Указанная выше форма промыслового союза с 128 (нормально) реально-раздельными долями составляла уже позднейшую форму промышленной организации, когда разрабатывалась обширная площадь горнозаводского промысла и соучастников являлось большое количество. На этой последующей форме удерживаются еще ясные признаки родства ее организации с прежней.
Так, хотя эти 128 долей суть собственно только отвлеченные доли целого, но каждая доля рассматривается в юридическом смысле как недвижимая вещь, каждый товарищ (Gewerk) может эту недвижимость занести в горнозаводскую книгу тем порядком, как делается такое занесение для отдельного недвижимого имущества, и может ею распоряжаться как собственник, только отнюдь не вынимая этой доли из целого дела, чего, собственно, сделать и нельзя, ибо такая долевая принадлежность ему промысла включает в себе вовсе не одно только право на известную часть эксплуатируемых недр земли, но также и притязание на соответствующее долевое участие во всех удобствах и угодьях, принадлежащих промыслу (леса, воды, строения, машины и проч.).

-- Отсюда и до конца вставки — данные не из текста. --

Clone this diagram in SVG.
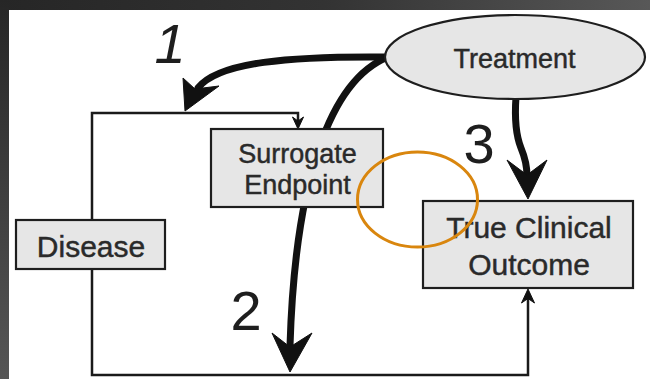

Другой признак родства этой формы со старинной в том, что соучастники и здесь могут быть обязаны взносами (Zubusse). Если бы все доли сошлись в руках одного владельца, то этим не был бы погашен их юридический характер реально-раздельных недвижимостей.
Эта форма товарищества по долям недвижимости (alte Kuxen) уступает в дальнейшем совершеннейшей форме, как будет ясно в тексте (neue Kuxen). Нужно ли говорить, что эта смена форм товарищеского владения долями иллюстрирует как нельзя лучше историческую смену социальных, экономических и технических условий производства.
Каждая форму говорит сама за себя, и юриспруденция немного прибавляет к этим явлениям эмпирического построения союзов, определяя расстояние этих форм от латинской societas, condominium, от корпорации того или другого типа.